▼

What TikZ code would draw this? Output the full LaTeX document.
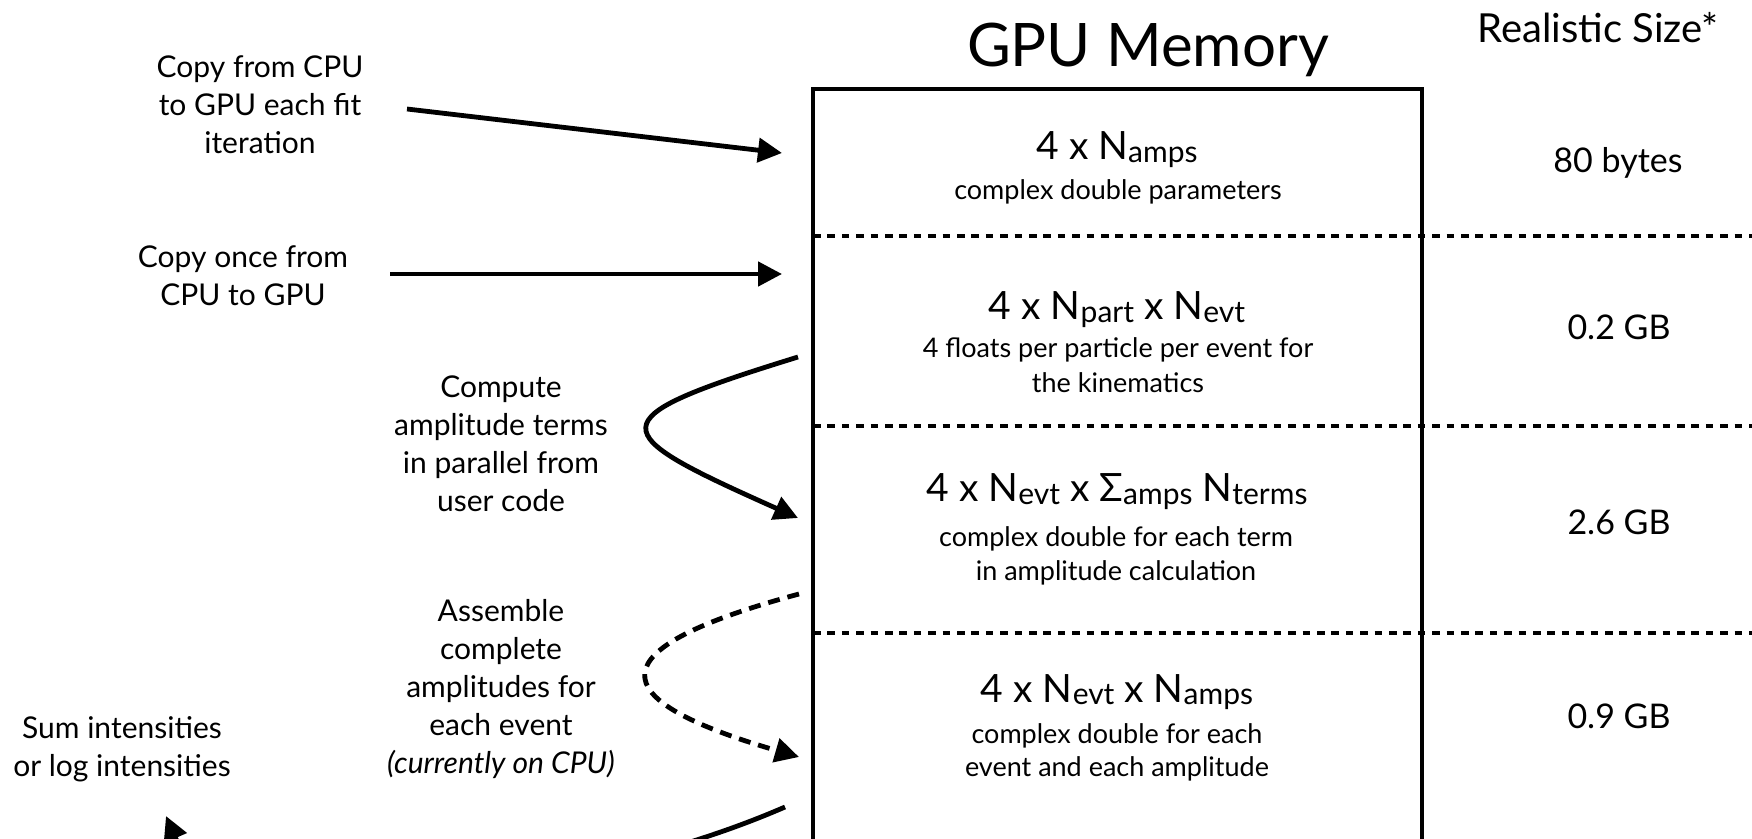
\documentclass[tikz,border=0pt]{standalone}
\usepackage{fontspec}
\setmainfont{Lato}
\usetikzlibrary{arrows.meta}
\newcommand\mysub[1]{\raisebox{-1.2pt}{\fontsize{15}{15}\selectfont #1}}
\begin{document}
\begin{tikzpicture}[x=0.5pt,y=-0.5pt,
  lbl/.style={align=center, font=\fontsize{15}{19}\selectfont, inner sep=0pt},
  title/.style={font=\fontsize{30}{30}\selectfont, inner sep=0pt, anchor=base},
  hdr/.style={font=\fontsize{20}{20}\selectfont, inner sep=0pt, anchor=base},
  sizetxt/.style={font=\fontsize{17}{17}\selectfont, inner sep=0pt, anchor=base},
  formula/.style={font=\fontsize{19.5}{19.5}\selectfont, inner sep=0pt, anchor=base},
  desc/.style={font=\fontsize{13.5}{13.5}\selectfont, inner sep=0pt, anchor=base},
  boxline/.style={line width=1.6pt},
  sepline/.style={line width=1.6pt, dash pattern=on 3.8pt off 3.4pt},
  arr/.style={line width=2.4pt, -{Triangle[length=12pt,width=12pt]}},
  darr/.style={arr, dash pattern=on 6pt off 4pt}
]
\useasboundingbox (0,0) rectangle (1752,839);
\clip (0,0) rectangle (1752,839);

% memory box and separators
\draw[boxline] (813,89) rectangle (1422,841);
\draw[sepline] (813,236) -- (1752,236);
\draw[sepline] (813,426) -- (1752,426);
\draw[sepline] (813,633) -- (1752,633);

% headers
\node[title] (title) at (1148,67) {GPU Memory};
\node[hdr] (sizehdr) at (1598,43) {Realistic Size*};

% contents
\node[formula] (f1) at (1117,160) {4 x N\mysub{amps}};
\node[desc] (d1) at (1118,200) {complex double parameters};

\node[formula] (f2) at (1117,320) {4 x N\mysub{part} x N\mysub{evt}};
\node[desc] (d2a) at (1118,358) {4 floats per particle per event for};
\node[desc] (d2b) at (1118,393) {the kinematics};

\node[formula] (f3) at (1117,502) {4 x N\mysub{evt} x Σ\mysub{amps} N\mysub{terms}};
\node[desc] (d3a) at (1116,547) {complex double for each term};
\node[desc] (d3b) at (1116,581) {in amplitude calculation};

\node[formula] (f4) at (1117,702) {4 x N\mysub{evt} x N\mysub{amps}};
\node[desc] (d4a) at (1117,743) {complex double for each};
\node[desc] (d4b) at (1117,776) {event and each amplitude};

% sizes
\node[sizetxt] (s1) at (1618,173) {80 bytes};
\node[sizetxt] (s2) at (1619,340) {0.2 GB};
\node[sizetxt] (s3) at (1619,535) {2.6 GB};
\node[sizetxt] (s4) at (1619,728) {0.9 GB};

% left labels
\node[lbl] (lab1) at (260,105) {Copy from CPU\\to GPU each fit\\iteration};
\node[lbl] (lab2) at (243,276) {Copy once from\\CPU to GPU};
\node[lbl] (lab3) at (501,444) {Compute\\amplitude terms\\in parallel from\\user code};
\node[lbl] (lab4) at (501,689) {Assemble\\complete\\amplitudes for\\each event\\\textit{(currently on CPU)}};
\node[lbl] (lab5) at (122,749) {Sum intensities\\or log intensities};

% connector end points
\coordinate (a1s) at (407,109);
\coordinate (a1e) at (782,153);
\coordinate (a2s) at (390,274);
\coordinate (a2e) at (782,274);
\coordinate (c1s) at (798,357);
\coordinate (c1e) at (798,518);
\coordinate (c2s) at (799,594);
\coordinate (c2e) at (799,757);
\coordinate (c3s) at (785,807);
\coordinate (c3e) at (166,816);

\draw[arr] (a1s) -- (a1e);
\draw[arr] (a2s) -- (a2e);
\draw[arr] (c1s) .. controls (594,420) and (603,431) .. (c1e);
\draw[darr] (c2s) .. controls (595,649) and (599,699) .. (c2e);
\draw[arr] (c3s) .. controls (560,905) and (215,930) .. (c3e);
\end{tikzpicture}
\end{document}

▲

What the task asks: Word for word, quote the lines above. Omit the pictures.

Answer to this problem:
What TikZ code would draw this? Output the full LaTeX document.
\documentclass[tikz,border=0pt]{standalone}
\usepackage{fontspec}
\setmainfont{Lato}
\usetikzlibrary{arrows.meta}
\newcommand\mysub[1]{\raisebox{-1.2pt}{\fontsize{15}{15}\selectfont #1}}
\begin{document}
\begin{tikzpicture}[x=0.5pt,y=-0.5pt,
  lbl/.style={align=center, font=\fontsize{15}{19}\selectfont, inner sep=0pt},
  title/.style={font=\fontsize{30}{30}\selectfont, inner sep=0pt, anchor=base},
  hdr/.style={font=\fontsize{20}{20}\selectfont, inner sep=0pt, anchor=base},
  sizetxt/.style={font=\fontsize{17}{17}\selectfont, inner sep=0pt, anchor=base},
  formula/.style={font=\fontsize{19.5}{19.5}\selectfont, inner sep=0pt, anchor=base},
  desc/.style={font=\fontsize{13.5}{13.5}\selectfont, inner sep=0pt, anchor=base},
  boxline/.style={line width=1.6pt},
  sepline/.style={line width=1.6pt, dash pattern=on 3.8pt off 3.4pt},
  arr/.style={line width=2.4pt, -{Triangle[length=12pt,width=12pt]}},
  darr/.style={arr, dash pattern=on 6pt off 4pt}
]
\useasboundingbox (0,0) rectangle (1752,839);
\clip (0,0) rectangle (1752,839);

% memory box and separators
\draw[boxline] (813,89) rectangle (1422,841);
\draw[sepline] (813,236) -- (1752,236);
\draw[sepline] (813,426) -- (1752,426);
\draw[sepline] (813,633) -- (1752,633);

% headers
\node[title] (title) at (1148,67) {GPU Memory};
\node[hdr] (sizehdr) at (1598,43) {Realistic Size*};

% contents
\node[formula] (f1) at (1117,160) {4 x N\mysub{amps}};
\node[desc] (d1) at (1118,200) {complex double parameters};

\node[formula] (f2) at (1117,320) {4 x N\mysub{part} x N\mysub{evt}};
\node[desc] (d2a) at (1118,358) {4 floats per particle per event for};
\node[desc] (d2b) at (1118,393) {the kinematics};

\node[formula] (f3) at (1117,502) {4 x N\mysub{evt} x Σ\mysub{amps} N\mysub{terms}};
\node[desc] (d3a) at (1116,547) {complex double for each term};
\node[desc] (d3b) at (1116,581) {in amplitude calculation};

\node[formula] (f4) at (1117,702) {4 x N\mysub{evt} x N\mysub{amps}};
\node[desc] (d4a) at (1117,743) {complex double for each};
\node[desc] (d4b) at (1117,776) {event and each amplitude};

% sizes
\node[sizetxt] (s1) at (1618,173) {80 bytes};
\node[sizetxt] (s2) at (1619,340) {0.2 GB};
\node[sizetxt] (s3) at (1619,535) {2.6 GB};
\node[sizetxt] (s4) at (1619,728) {0.9 GB};

% left labels
\node[lbl] (lab1) at (260,105) {Copy from CPU\\to GPU each fit\\iteration};
\node[lbl] (lab2) at (243,276) {Copy once from\\CPU to GPU};
\node[lbl] (lab3) at (501,444) {Compute\\amplitude terms\\in parallel from\\user code};
\node[lbl] (lab4) at (501,689) {Assemble\\complete\\amplitudes for\\each event\\\textit{(currently on CPU)}};
\node[lbl] (lab5) at (122,749) {Sum intensities\\or log intensities};

% connector end points
\coordinate (a1s) at (407,109);
\coordinate (a1e) at (782,153);
\coordinate (a2s) at (390,274);
\coordinate (a2e) at (782,274);
\coordinate (c1s) at (798,357);
\coordinate (c1e) at (798,518);
\coordinate (c2s) at (799,594);
\coordinate (c2e) at (799,757);
\coordinate (c3s) at (785,807);
\coordinate (c3e) at (166,816);

\draw[arr] (a1s) -- (a1e);
\draw[arr] (a2s) -- (a2e);
\draw[arr] (c1s) .. controls (594,420) and (603,431) .. (c1e);
\draw[darr] (c2s) .. controls (595,649) and (599,699) .. (c2e);
\draw[arr] (c3s) .. controls (560,905) and (215,930) .. (c3e);
\end{tikzpicture}
\end{document}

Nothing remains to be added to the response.